* **EXCERPTED DATA**
• • • • • • •
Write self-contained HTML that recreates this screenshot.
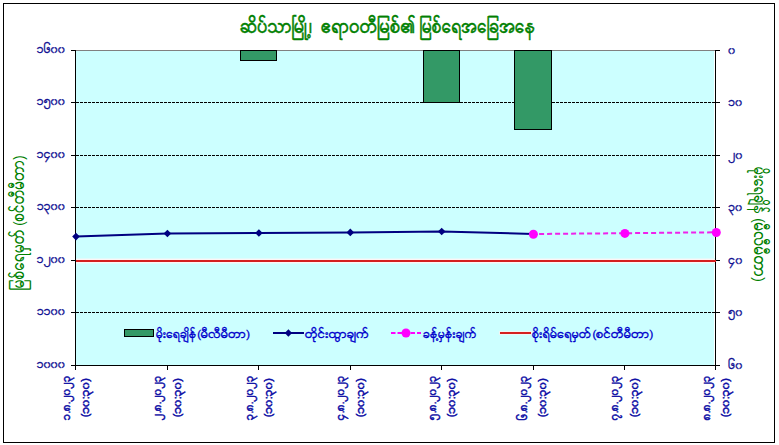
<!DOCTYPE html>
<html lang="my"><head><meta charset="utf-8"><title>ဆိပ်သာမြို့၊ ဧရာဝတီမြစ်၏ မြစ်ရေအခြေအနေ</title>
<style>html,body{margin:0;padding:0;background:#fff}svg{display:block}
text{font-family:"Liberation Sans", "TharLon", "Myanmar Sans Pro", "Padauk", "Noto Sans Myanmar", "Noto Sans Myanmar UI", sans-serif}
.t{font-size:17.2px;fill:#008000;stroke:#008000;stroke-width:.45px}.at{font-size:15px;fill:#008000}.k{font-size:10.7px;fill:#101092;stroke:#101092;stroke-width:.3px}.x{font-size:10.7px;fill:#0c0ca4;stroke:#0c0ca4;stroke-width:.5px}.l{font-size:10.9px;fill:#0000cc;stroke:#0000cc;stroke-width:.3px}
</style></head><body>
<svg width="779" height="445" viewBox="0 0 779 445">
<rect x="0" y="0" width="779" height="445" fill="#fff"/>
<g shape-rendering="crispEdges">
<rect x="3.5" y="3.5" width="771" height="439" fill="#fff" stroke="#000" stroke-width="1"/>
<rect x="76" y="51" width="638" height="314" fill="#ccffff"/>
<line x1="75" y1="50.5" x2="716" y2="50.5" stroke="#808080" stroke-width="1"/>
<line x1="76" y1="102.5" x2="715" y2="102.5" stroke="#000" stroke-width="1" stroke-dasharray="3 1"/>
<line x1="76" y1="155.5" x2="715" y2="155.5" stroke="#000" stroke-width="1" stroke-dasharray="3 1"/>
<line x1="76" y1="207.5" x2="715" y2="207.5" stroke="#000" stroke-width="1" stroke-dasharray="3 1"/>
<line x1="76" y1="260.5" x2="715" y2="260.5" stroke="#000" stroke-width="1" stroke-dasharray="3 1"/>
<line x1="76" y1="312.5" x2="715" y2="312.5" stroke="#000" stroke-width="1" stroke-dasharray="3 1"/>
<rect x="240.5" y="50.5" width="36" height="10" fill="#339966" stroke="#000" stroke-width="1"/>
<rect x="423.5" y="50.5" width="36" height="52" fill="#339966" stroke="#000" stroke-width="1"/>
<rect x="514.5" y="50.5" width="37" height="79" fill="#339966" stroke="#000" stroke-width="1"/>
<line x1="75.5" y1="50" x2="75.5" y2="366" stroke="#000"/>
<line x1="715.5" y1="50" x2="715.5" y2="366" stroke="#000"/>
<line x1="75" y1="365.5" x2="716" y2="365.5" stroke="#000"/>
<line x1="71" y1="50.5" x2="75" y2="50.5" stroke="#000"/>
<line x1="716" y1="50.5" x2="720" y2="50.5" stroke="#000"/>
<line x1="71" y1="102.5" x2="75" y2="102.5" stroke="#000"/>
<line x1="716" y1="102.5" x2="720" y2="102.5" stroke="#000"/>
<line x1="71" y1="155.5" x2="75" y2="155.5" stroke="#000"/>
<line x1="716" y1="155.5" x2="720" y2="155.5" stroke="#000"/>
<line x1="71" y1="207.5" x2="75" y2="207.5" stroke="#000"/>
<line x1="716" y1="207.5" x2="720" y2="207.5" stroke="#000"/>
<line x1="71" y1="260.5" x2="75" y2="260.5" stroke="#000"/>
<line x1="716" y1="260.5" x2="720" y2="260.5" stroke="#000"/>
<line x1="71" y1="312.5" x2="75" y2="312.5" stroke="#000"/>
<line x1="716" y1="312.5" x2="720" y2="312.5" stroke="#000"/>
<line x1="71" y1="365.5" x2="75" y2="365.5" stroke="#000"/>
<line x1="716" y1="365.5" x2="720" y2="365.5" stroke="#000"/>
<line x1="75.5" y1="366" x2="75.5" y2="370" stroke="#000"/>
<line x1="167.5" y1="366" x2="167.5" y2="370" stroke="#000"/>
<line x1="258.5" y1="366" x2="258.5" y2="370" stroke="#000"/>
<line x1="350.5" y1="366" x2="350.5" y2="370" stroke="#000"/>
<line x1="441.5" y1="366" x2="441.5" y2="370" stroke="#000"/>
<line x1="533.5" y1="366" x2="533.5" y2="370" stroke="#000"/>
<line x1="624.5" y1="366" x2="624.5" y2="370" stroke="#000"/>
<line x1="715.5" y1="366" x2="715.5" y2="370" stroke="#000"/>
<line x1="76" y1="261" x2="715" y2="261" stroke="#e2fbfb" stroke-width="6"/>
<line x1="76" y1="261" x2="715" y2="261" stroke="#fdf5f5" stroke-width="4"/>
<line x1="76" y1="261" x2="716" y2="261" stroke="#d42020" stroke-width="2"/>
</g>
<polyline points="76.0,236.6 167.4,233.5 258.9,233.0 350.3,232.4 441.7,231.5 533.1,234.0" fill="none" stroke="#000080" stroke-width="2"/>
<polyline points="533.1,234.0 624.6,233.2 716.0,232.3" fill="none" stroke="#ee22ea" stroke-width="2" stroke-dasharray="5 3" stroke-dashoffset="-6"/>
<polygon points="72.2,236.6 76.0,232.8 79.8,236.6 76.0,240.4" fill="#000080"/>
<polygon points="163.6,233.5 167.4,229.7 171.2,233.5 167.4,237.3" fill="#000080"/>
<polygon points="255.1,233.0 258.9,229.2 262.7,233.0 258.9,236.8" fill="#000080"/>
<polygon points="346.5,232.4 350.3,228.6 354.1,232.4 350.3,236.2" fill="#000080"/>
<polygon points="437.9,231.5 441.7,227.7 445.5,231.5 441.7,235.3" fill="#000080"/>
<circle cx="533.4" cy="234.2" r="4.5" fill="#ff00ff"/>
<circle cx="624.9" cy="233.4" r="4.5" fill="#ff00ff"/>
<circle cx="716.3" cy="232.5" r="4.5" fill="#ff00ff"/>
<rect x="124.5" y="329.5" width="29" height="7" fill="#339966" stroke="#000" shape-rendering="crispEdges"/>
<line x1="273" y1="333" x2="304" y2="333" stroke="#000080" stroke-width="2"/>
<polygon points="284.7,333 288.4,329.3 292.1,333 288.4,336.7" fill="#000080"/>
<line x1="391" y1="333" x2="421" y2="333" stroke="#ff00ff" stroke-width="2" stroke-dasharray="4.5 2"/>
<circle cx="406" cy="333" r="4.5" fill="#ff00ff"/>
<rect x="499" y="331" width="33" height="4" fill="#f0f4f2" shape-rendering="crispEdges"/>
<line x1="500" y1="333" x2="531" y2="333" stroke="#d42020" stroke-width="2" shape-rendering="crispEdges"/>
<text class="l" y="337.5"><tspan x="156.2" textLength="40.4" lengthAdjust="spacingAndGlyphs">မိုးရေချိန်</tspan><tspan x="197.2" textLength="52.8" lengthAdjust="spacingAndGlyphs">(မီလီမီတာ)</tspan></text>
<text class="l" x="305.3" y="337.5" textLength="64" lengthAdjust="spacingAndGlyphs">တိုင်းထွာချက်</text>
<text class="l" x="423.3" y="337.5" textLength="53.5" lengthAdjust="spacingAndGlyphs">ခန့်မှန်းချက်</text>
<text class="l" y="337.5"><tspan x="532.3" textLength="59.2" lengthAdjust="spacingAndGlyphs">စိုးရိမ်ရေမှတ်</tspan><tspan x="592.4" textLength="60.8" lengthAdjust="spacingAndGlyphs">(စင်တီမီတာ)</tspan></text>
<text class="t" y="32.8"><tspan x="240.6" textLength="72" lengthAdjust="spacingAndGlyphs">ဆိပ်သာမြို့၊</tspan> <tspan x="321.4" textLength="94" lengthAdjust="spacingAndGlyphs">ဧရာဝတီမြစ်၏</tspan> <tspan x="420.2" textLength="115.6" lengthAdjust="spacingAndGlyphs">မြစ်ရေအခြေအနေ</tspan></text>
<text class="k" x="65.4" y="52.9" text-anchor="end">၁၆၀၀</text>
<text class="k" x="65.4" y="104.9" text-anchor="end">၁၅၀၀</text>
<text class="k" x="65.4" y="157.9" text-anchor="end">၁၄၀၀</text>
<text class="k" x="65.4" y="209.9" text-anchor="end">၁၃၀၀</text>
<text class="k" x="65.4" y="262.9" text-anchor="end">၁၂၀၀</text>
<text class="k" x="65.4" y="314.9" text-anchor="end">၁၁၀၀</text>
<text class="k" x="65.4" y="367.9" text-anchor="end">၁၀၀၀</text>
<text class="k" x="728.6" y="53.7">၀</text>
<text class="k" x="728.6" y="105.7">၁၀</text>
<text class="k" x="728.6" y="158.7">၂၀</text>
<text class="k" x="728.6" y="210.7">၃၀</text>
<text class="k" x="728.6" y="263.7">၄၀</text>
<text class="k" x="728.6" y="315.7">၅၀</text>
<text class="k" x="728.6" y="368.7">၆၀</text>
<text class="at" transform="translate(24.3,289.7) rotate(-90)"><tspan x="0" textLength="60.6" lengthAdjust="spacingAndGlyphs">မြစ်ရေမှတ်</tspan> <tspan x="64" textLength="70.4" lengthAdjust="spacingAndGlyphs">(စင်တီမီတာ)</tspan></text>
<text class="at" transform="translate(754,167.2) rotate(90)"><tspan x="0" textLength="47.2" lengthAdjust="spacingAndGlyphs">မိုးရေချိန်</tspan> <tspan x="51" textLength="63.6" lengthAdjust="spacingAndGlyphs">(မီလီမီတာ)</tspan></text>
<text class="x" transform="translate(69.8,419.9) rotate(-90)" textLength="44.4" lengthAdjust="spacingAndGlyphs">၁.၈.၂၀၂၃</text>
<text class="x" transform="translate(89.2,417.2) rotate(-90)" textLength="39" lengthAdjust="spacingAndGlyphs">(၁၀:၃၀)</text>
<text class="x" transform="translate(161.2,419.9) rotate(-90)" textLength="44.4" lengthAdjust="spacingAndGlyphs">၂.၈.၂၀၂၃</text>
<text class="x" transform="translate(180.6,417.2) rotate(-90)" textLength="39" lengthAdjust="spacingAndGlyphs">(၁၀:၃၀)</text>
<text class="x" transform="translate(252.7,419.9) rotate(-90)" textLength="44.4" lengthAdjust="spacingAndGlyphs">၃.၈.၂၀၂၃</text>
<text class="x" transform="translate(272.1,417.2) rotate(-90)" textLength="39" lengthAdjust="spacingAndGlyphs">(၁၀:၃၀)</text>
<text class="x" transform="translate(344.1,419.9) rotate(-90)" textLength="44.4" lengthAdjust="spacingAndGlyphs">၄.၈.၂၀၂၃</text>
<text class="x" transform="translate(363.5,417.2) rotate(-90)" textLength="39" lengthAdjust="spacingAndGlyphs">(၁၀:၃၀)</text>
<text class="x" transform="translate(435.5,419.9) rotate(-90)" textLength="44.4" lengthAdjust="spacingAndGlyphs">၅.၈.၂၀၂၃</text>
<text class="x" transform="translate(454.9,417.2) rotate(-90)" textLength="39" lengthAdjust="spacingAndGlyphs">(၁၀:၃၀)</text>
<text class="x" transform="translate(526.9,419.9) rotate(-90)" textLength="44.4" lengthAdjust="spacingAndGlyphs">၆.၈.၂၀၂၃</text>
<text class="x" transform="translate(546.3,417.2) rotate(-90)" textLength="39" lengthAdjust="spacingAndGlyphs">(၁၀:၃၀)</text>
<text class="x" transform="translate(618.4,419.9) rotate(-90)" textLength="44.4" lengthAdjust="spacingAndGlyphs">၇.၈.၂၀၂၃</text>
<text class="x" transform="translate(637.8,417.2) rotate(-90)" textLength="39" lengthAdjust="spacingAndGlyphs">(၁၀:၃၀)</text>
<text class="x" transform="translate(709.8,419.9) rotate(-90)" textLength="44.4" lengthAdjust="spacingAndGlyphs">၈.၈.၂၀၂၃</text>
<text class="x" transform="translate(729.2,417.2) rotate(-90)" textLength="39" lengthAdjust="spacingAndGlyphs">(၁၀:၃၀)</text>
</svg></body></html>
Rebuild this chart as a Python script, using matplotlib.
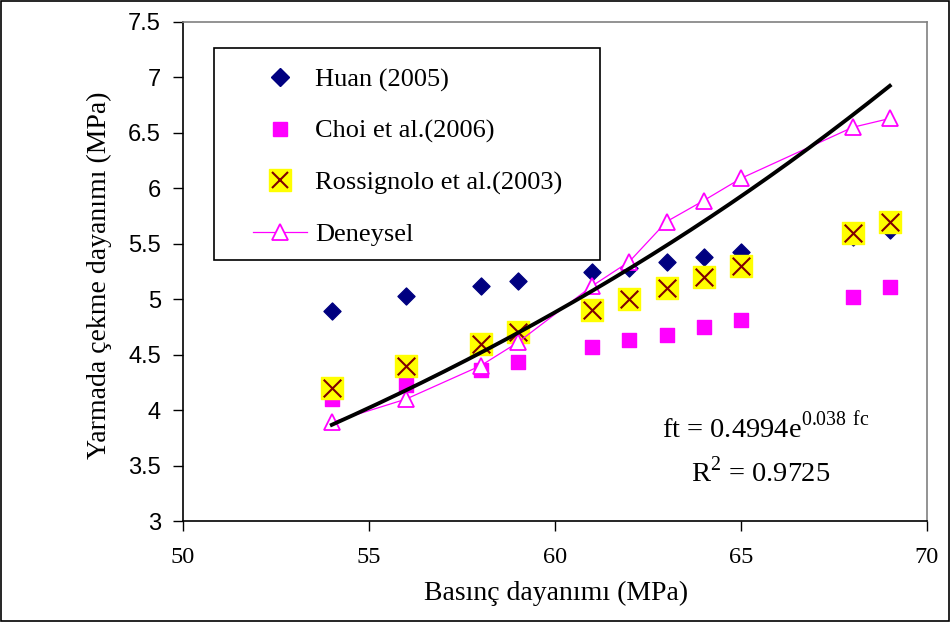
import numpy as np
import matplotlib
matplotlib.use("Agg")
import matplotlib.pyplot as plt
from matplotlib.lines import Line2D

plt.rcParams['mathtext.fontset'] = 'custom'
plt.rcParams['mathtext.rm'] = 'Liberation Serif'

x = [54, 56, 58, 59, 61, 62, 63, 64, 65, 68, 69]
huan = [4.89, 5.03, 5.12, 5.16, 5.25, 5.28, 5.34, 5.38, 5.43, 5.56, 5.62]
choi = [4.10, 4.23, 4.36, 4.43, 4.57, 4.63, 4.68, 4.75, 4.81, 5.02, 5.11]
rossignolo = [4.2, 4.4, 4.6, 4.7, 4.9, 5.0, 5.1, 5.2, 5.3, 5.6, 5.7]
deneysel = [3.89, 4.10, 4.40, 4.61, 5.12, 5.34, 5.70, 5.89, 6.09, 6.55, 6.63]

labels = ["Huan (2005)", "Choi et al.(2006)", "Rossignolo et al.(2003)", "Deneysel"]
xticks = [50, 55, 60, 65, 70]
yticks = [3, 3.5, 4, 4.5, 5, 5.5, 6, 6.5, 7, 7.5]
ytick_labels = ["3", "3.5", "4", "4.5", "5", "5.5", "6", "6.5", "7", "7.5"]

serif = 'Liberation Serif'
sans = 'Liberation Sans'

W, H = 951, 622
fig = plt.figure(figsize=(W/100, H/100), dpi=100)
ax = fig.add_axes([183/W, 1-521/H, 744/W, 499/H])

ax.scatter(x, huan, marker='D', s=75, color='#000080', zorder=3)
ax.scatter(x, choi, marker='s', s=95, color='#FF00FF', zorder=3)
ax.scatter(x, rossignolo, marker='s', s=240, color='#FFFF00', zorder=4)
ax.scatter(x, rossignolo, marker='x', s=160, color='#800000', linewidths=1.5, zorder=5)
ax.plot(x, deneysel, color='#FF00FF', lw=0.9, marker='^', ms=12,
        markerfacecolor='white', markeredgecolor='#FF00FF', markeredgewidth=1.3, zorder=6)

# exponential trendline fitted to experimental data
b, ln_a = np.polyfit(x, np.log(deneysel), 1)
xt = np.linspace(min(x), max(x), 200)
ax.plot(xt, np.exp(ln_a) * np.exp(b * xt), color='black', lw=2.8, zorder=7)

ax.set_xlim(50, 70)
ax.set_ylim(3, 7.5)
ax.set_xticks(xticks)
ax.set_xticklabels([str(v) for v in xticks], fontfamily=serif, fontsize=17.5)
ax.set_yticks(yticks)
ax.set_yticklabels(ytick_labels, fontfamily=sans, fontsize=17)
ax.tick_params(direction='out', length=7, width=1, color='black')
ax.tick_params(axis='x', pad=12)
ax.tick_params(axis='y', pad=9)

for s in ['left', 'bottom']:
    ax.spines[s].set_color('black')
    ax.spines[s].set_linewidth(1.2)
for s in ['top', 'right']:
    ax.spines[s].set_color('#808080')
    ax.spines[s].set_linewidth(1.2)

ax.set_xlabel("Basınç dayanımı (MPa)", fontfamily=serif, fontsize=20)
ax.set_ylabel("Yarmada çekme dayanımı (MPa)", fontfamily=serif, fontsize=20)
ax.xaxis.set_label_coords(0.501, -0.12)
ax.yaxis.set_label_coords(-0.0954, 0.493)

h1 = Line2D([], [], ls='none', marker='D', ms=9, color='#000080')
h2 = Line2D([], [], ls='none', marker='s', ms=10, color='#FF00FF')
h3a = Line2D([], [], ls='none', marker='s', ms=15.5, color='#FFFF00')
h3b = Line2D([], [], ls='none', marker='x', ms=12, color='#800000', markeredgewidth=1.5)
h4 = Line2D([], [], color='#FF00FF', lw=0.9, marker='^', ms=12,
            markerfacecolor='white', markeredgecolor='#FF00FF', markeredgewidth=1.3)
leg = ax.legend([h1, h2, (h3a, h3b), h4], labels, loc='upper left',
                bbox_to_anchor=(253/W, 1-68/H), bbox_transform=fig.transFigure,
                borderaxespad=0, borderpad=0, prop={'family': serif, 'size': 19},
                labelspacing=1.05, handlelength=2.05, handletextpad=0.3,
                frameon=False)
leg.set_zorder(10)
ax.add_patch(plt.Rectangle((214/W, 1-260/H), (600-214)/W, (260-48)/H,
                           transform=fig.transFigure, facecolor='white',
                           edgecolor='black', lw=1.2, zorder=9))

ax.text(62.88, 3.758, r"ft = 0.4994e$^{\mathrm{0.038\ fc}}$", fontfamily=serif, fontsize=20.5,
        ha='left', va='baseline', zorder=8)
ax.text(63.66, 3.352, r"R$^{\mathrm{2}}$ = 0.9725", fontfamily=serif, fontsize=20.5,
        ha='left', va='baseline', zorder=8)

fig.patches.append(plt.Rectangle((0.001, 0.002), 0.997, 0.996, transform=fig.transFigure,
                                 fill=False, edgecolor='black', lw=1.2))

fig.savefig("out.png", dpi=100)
• • • • • • •
* **GOAL**
The lines to print start at the line containing "Rebuild this chart" and end at the line containing "plt.rcParams['mathtext.rm'] = 'Liberation"; print them exactly, both ends included, and leave out every picture.

* **SOLVED EXERCISE**
Rebuild this chart as a Python script, using matplotlib.
import numpy as np
import matplotlib
matplotlib.use("Agg")
import matplotlib.pyplot as plt
from matplotlib.lines import Line2D

plt.rcParams['mathtext.fontset'] = 'custom'
plt.rcParams['mathtext.rm'] = 'Liberation Serif'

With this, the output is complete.